There’s always a chance (with a damaged backup) things could go wrong. Worst result I guess is loss of the versions that seem good at the moment. Although this has been quite a deep dive so far, more diving would be possible if you want to either have the Python script look at your dlist and dindex files, or simply save your current database (rename is probably good) and see how Repair does on giving a clean one. If it gets to past about 70% on the progress bar (especially after 90%), there’s data missing, so it will be slow as it eventually downloads all dblocks to try to find data not in a dindex (as is normal).

Error: The socket has been shut down was another temporary communication error, but a DB recreate painfully built a database. What made it painful was the need to get dblock files. A special build helped.

We’ve rather come to the end of this now, due to my oversight.
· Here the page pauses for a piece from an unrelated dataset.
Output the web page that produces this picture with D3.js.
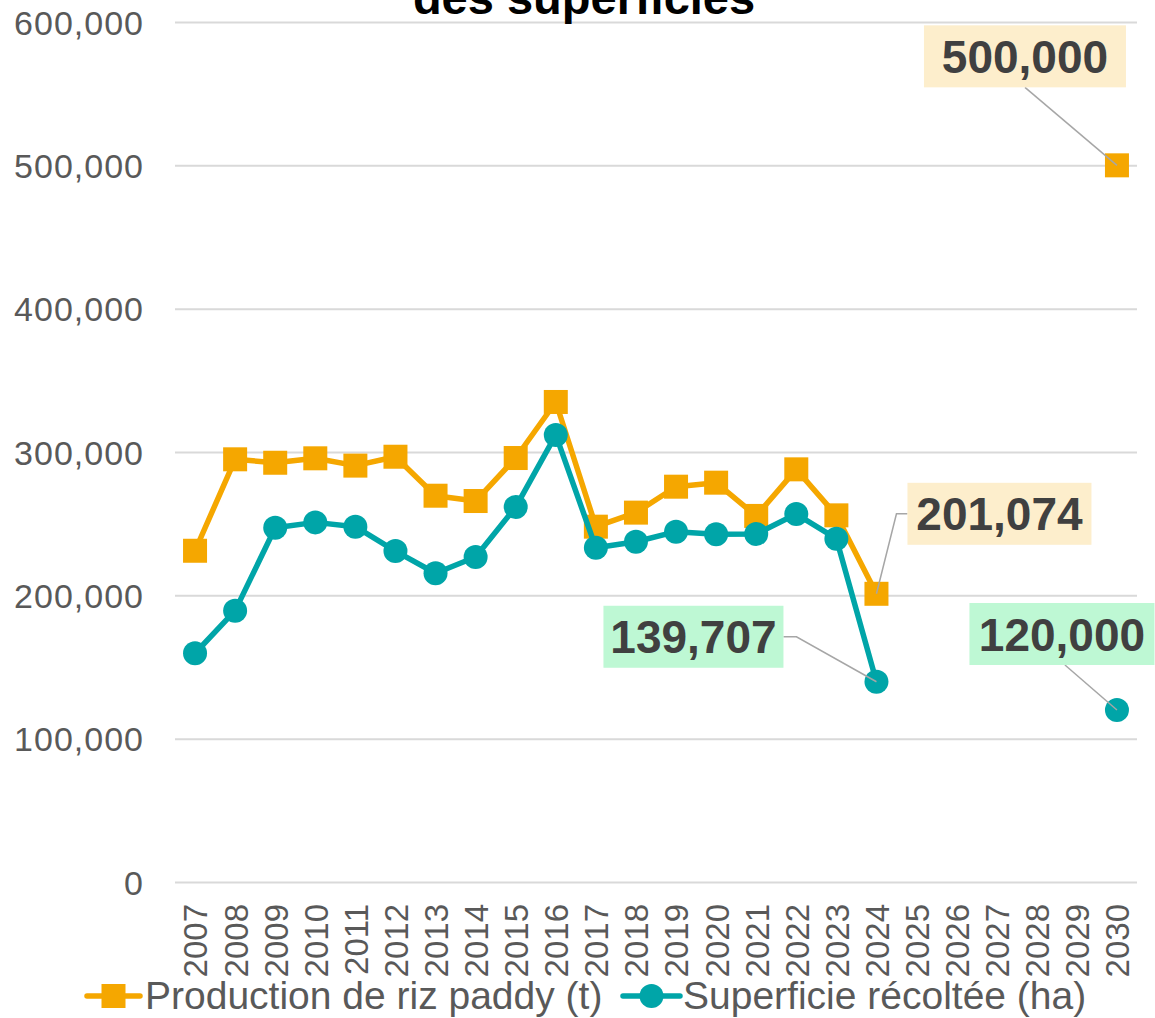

I initiated a commandline/delete command for the known bad versions but forgot to check the dates of the ones that I wanted to remain, with reference to the current date. The Smart Backup settings meant that it also removed all but one of those that I was intending to keep, as they were now outside of its keep filter!

There was one good backup remaining, from the day after the internet failure that precipitated all this.

I have now done an incremental backup (the first for 2 weeks) which proceeded normally. I think I will configure a complete new backup though, just in case, when I have some time.

I’m grateful for all the top quality support. The errors during this have all been mine, but I’ve learned some useful lessons on how it works. Thank you.

1 Like

What was the final solution to this? I have the same thing happening every since I upgraded to Duplicati - 2.0.7.1_beta_2023-05-25?

If you’re asking original poster, we’ll have to see if anything more can be said.

If you’re asking if whatever the mystery was got solved – no it’s still a mystery.

So instantly? I haven’t heard that before. Regardless, feel free to open a topic.

The original post was about a previous version.